**Problem to solve:**
Copy every line of the listing that holds the string "matplotlib".

**Material:**
-- BEGIN --

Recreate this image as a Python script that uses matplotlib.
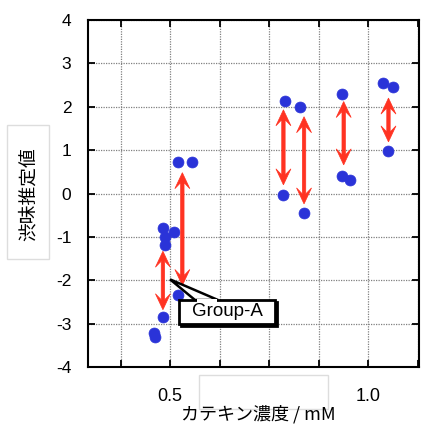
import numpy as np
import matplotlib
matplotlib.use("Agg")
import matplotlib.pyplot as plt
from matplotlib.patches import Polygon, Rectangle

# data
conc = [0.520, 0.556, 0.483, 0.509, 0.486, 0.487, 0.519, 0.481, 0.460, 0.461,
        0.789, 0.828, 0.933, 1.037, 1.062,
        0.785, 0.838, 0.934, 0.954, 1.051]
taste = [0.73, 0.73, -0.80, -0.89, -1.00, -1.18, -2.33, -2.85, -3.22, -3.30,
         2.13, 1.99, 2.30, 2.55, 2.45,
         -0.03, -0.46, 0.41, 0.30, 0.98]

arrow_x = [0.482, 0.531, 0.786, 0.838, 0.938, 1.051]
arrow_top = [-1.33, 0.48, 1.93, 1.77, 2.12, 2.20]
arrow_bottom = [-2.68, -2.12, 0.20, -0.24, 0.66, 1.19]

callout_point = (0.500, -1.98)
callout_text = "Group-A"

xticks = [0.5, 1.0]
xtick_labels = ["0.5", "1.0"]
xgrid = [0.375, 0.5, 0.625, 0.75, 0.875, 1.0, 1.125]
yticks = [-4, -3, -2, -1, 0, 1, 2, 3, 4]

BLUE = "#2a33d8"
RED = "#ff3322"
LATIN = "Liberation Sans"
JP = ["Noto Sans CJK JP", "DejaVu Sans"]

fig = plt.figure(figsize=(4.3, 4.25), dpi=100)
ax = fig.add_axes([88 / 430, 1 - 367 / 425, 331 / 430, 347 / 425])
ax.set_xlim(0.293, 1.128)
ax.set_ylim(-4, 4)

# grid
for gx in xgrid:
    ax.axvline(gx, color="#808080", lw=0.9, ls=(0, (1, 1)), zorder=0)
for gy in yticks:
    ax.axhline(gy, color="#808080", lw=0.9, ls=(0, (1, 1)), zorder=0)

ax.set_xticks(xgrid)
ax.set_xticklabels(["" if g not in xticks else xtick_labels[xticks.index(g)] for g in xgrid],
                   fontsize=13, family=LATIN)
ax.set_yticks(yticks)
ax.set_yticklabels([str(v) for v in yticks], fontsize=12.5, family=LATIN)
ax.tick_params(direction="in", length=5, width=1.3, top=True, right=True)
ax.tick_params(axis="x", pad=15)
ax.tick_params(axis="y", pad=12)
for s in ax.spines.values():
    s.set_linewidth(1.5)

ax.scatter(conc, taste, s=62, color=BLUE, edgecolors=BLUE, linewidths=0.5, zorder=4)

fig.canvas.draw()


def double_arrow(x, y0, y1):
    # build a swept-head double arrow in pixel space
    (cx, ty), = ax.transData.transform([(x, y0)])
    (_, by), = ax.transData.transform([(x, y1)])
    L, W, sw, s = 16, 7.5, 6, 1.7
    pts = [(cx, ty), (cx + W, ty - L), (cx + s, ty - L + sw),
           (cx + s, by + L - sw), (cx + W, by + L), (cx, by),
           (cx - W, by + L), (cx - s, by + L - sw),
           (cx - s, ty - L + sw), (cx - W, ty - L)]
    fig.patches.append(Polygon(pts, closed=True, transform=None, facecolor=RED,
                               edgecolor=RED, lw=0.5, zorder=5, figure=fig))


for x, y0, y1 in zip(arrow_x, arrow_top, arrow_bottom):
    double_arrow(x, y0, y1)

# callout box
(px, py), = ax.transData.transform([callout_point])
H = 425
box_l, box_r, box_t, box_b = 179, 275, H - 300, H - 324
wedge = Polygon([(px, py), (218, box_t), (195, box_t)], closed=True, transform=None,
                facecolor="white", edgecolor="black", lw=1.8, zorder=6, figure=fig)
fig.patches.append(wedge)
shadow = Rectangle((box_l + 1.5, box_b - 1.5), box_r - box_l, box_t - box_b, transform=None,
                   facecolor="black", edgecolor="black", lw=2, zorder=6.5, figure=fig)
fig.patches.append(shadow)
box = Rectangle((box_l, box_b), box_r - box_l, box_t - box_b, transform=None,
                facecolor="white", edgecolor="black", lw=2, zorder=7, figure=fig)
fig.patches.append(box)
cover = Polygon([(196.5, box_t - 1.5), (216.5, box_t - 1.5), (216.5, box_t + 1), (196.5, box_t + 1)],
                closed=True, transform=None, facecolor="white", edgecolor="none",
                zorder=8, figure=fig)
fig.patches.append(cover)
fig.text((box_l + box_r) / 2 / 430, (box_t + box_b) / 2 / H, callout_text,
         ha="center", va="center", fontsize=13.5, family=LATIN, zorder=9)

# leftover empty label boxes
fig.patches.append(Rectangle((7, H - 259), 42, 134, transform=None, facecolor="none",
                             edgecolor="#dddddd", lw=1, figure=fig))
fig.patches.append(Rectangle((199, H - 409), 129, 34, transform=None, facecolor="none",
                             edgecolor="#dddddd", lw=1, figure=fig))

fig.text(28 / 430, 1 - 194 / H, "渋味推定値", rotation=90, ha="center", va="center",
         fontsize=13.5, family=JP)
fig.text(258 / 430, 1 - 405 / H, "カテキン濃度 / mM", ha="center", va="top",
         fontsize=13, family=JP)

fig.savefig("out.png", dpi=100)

-- END --

**Worked answer:**
Recreate this image as a Python script that uses matplotlib.
import matplotlib
matplotlib.use("Agg")
import matplotlib.pyplot as plt
from matplotlib.patches import Polygon, Rectangle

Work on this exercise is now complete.